* Supplied material:
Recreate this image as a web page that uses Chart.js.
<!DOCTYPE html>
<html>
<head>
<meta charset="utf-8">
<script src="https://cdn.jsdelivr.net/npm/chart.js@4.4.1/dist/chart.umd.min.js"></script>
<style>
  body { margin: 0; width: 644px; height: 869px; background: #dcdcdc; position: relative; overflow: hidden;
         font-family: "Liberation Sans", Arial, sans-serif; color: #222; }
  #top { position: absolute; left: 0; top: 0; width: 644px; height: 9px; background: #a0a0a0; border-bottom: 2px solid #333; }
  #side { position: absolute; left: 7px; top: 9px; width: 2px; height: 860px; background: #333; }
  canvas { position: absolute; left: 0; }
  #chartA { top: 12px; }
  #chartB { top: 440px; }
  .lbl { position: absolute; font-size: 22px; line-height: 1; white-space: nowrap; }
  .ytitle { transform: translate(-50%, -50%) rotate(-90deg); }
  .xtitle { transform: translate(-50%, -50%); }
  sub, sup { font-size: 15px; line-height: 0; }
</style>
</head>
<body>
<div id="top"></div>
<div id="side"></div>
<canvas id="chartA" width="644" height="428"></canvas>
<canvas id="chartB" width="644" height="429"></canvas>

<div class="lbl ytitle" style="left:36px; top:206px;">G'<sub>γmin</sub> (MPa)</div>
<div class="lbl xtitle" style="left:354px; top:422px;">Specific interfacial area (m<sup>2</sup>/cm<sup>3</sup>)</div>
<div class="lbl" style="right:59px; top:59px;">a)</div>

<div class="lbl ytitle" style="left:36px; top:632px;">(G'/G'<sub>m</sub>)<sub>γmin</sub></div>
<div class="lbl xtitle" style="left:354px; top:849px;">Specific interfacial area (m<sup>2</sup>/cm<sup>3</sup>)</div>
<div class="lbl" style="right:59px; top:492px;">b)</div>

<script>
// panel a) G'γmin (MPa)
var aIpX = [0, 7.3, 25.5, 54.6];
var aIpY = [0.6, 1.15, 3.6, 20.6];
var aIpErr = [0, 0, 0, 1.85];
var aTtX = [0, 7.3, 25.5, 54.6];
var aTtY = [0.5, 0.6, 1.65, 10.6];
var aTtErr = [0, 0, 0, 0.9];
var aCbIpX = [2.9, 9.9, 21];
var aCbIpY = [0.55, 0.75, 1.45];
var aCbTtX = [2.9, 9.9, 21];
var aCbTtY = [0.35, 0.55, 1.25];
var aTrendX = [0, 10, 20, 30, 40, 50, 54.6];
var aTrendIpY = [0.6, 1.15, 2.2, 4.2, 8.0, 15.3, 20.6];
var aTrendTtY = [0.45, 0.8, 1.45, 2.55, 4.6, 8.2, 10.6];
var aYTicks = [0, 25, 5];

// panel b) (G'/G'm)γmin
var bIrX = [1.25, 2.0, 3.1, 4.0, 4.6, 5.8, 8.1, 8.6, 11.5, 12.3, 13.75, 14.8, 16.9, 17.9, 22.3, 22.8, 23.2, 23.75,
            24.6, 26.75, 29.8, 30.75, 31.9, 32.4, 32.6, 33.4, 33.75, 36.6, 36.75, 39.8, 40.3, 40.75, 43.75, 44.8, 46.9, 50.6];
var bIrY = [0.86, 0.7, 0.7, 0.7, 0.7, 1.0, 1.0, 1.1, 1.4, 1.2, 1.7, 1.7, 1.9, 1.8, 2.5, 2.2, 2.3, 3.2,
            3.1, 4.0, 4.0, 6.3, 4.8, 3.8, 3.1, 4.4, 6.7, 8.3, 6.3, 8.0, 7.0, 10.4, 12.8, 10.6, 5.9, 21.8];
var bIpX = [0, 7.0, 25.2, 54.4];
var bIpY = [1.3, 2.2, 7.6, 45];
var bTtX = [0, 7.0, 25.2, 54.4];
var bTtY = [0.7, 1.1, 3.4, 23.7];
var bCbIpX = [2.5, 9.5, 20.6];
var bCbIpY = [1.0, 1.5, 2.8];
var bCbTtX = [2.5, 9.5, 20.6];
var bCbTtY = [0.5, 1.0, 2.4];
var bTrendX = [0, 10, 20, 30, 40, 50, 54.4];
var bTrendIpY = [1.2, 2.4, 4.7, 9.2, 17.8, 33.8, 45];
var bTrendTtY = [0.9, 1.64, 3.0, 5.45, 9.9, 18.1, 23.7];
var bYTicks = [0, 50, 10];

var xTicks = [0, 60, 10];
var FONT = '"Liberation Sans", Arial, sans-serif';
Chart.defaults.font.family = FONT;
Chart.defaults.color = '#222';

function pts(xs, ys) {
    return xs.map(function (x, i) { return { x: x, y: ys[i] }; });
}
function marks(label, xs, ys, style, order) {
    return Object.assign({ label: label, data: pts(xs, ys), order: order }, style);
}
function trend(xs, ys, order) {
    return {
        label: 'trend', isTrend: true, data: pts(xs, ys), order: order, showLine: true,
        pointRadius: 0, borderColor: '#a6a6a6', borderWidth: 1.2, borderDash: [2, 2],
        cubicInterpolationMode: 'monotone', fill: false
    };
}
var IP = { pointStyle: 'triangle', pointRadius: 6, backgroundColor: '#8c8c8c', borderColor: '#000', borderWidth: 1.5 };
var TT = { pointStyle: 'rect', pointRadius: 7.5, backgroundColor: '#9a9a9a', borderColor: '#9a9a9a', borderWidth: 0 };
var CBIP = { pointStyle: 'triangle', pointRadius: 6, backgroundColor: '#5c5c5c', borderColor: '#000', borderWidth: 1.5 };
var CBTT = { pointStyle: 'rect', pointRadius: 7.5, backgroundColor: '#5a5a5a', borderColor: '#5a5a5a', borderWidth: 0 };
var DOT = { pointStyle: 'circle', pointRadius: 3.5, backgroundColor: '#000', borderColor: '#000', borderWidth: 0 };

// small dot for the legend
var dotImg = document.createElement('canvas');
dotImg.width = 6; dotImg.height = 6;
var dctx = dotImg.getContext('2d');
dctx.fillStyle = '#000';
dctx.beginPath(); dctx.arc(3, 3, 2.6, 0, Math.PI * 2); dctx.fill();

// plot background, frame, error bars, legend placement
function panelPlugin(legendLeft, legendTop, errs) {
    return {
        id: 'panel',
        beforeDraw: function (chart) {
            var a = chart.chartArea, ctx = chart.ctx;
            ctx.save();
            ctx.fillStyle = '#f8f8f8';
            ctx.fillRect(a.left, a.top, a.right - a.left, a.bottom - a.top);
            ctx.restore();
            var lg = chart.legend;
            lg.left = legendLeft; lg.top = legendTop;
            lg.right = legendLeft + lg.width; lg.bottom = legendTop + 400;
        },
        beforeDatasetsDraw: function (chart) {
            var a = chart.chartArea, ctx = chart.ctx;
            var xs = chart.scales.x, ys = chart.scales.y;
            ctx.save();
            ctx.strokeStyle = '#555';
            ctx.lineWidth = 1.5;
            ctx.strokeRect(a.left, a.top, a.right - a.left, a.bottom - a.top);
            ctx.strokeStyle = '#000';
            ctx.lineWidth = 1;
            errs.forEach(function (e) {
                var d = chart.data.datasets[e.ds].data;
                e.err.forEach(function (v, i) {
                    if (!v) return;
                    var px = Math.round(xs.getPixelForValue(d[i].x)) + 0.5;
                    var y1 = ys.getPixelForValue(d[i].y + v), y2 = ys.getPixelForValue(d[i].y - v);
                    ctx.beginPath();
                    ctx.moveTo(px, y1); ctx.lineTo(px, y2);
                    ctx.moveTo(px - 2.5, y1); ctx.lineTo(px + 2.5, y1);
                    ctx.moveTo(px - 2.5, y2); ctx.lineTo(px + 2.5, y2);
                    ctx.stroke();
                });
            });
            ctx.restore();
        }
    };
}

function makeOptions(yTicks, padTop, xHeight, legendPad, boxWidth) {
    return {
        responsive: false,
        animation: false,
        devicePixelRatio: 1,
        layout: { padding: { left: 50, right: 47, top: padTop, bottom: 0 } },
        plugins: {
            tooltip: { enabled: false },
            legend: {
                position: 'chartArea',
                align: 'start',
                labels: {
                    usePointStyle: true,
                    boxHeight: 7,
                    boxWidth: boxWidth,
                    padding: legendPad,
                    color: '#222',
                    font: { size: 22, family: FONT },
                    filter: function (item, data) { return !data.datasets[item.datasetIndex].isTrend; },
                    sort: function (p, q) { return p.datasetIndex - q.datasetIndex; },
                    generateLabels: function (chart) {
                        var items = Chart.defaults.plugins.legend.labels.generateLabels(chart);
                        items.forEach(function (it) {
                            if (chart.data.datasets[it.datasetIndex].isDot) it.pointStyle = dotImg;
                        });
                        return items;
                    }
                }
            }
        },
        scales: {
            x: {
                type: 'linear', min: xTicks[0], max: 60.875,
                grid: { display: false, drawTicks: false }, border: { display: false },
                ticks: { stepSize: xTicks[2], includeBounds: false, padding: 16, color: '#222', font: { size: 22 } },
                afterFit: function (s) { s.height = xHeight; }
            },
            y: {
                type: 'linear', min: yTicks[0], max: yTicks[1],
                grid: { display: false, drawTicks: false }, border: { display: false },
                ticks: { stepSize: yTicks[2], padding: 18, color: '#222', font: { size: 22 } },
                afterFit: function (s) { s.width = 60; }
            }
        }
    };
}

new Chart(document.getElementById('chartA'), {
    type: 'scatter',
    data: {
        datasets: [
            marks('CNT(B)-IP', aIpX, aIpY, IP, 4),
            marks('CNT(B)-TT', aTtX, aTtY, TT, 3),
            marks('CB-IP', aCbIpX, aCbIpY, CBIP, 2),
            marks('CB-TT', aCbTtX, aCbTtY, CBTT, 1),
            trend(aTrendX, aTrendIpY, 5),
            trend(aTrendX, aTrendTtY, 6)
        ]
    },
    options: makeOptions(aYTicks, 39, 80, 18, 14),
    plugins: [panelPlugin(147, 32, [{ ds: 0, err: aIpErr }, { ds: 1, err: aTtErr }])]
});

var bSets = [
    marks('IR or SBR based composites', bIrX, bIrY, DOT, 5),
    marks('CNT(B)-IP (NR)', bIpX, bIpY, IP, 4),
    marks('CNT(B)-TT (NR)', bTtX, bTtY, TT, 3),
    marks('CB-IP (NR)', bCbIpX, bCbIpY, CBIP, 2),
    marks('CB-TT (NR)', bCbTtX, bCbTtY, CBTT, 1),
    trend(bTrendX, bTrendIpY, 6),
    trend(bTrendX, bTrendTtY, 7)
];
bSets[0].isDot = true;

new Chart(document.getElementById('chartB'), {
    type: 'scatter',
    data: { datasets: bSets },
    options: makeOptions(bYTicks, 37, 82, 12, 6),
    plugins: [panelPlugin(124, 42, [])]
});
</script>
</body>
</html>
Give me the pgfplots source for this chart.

* Required task: Everything from the first line above through the line that contains "var aYTicks = [0, 25, 5];" should be duplicated exactly, please, and nothing beyond it.

* Answer to this problem:
Recreate this image as a web page that uses Chart.js.
<!DOCTYPE html>
<html>
<head>
<meta charset="utf-8">
<script src="https://cdn.jsdelivr.net/npm/chart.js@4.4.1/dist/chart.umd.min.js"></script>
<style>
  body { margin: 0; width: 644px; height: 869px; background: #dcdcdc; position: relative; overflow: hidden;
         font-family: "Liberation Sans", Arial, sans-serif; color: #222; }
  #top { position: absolute; left: 0; top: 0; width: 644px; height: 9px; background: #a0a0a0; border-bottom: 2px solid #333; }
  #side { position: absolute; left: 7px; top: 9px; width: 2px; height: 860px; background: #333; }
  canvas { position: absolute; left: 0; }
  #chartA { top: 12px; }
  #chartB { top: 440px; }
  .lbl { position: absolute; font-size: 22px; line-height: 1; white-space: nowrap; }
  .ytitle { transform: translate(-50%, -50%) rotate(-90deg); }
  .xtitle { transform: translate(-50%, -50%); }
  sub, sup { font-size: 15px; line-height: 0; }
</style>
</head>
<body>
<div id="top"></div>
<div id="side"></div>
<canvas id="chartA" width="644" height="428"></canvas>
<canvas id="chartB" width="644" height="429"></canvas>

<div class="lbl ytitle" style="left:36px; top:206px;">G'<sub>γmin</sub> (MPa)</div>
<div class="lbl xtitle" style="left:354px; top:422px;">Specific interfacial area (m<sup>2</sup>/cm<sup>3</sup>)</div>
<div class="lbl" style="right:59px; top:59px;">a)</div>

<div class="lbl ytitle" style="left:36px; top:632px;">(G'/G'<sub>m</sub>)<sub>γmin</sub></div>
<div class="lbl xtitle" style="left:354px; top:849px;">Specific interfacial area (m<sup>2</sup>/cm<sup>3</sup>)</div>
<div class="lbl" style="right:59px; top:492px;">b)</div>

<script>
// panel a) G'γmin (MPa)
var aIpX = [0, 7.3, 25.5, 54.6];
var aIpY = [0.6, 1.15, 3.6, 20.6];
var aIpErr = [0, 0, 0, 1.85];
var aTtX = [0, 7.3, 25.5, 54.6];
var aTtY = [0.5, 0.6, 1.65, 10.6];
var aTtErr = [0, 0, 0, 0.9];
var aCbIpX = [2.9, 9.9, 21];
var aCbIpY = [0.55, 0.75, 1.45];
var aCbTtX = [2.9, 9.9, 21];
var aCbTtY = [0.35, 0.55, 1.25];
var aTrendX = [0, 10, 20, 30, 40, 50, 54.6];
var aTrendIpY = [0.6, 1.15, 2.2, 4.2, 8.0, 15.3, 20.6];
var aTrendTtY = [0.45, 0.8, 1.45, 2.55, 4.6, 8.2, 10.6];
var aYTicks = [0, 25, 5];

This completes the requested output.